GIVEN MATERIAL ::

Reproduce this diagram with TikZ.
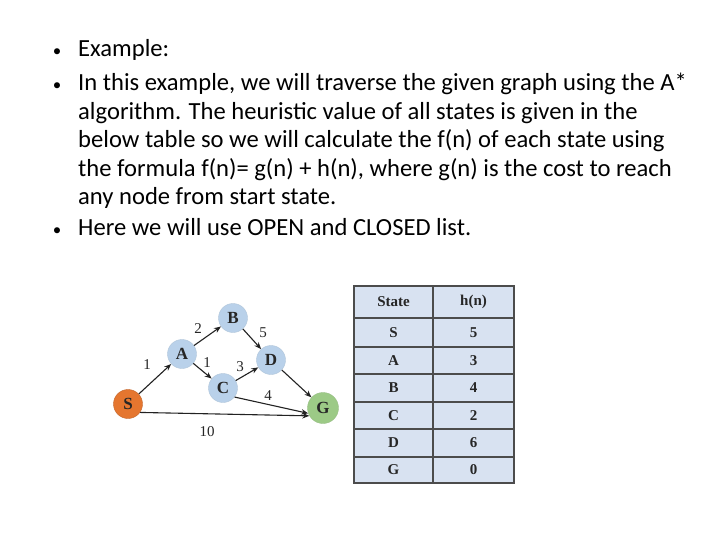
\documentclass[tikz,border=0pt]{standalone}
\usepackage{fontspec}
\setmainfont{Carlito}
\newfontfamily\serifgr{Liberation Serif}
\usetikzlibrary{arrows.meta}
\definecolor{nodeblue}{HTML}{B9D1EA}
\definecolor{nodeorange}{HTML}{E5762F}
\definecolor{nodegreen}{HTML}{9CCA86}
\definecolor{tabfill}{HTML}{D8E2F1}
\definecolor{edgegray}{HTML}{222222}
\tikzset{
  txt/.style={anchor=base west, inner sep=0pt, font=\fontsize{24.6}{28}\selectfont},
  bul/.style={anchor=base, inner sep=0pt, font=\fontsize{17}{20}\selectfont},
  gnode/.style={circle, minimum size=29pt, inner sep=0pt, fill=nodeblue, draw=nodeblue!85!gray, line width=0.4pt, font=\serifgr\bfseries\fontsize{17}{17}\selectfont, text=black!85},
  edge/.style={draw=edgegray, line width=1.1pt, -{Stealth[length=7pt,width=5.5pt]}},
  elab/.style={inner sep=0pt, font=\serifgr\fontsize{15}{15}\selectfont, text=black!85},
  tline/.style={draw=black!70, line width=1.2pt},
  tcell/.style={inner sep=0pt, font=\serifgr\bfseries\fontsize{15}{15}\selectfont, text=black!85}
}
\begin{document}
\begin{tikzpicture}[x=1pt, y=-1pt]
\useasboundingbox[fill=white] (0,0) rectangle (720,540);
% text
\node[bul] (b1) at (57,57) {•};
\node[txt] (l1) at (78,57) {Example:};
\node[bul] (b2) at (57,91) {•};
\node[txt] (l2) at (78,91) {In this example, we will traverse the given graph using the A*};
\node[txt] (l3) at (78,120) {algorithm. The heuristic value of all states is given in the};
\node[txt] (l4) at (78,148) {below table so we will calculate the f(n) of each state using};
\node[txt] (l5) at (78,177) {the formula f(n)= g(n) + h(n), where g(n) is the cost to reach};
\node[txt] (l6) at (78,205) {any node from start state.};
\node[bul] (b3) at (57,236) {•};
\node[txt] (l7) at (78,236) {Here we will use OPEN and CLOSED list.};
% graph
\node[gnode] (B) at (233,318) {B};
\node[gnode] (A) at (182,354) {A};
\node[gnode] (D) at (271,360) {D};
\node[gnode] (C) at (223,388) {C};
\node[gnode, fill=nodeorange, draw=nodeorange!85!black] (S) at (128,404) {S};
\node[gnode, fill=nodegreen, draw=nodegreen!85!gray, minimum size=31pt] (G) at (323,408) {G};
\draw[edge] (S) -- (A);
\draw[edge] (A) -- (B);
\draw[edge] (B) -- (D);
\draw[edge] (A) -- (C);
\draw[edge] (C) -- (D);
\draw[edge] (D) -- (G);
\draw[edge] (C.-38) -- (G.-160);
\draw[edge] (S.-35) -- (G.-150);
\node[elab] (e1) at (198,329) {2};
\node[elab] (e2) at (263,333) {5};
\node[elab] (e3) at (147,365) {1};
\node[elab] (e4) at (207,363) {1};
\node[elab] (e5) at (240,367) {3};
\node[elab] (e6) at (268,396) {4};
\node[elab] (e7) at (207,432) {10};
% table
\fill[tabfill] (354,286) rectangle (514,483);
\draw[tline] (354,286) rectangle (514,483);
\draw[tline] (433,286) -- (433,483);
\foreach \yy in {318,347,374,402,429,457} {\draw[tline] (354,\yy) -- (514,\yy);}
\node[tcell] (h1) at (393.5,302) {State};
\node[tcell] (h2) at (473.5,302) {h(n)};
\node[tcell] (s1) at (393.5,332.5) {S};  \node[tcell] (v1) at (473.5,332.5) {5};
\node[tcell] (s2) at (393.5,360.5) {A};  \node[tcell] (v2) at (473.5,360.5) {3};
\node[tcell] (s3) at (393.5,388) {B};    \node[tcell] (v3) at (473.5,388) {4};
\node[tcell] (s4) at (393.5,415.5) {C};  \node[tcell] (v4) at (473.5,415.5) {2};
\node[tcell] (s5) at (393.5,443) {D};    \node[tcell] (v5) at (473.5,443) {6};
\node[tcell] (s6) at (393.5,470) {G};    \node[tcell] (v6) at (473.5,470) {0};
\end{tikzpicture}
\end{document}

WHAT IS EXPECTED :: Look through the listing and extract every line with "this" in it.

WRITTEN SOLUTION ::
Reproduce this diagram with TikZ.
\node[txt] (l2) at (78,91) {In this example, we will traverse the given graph using the A*};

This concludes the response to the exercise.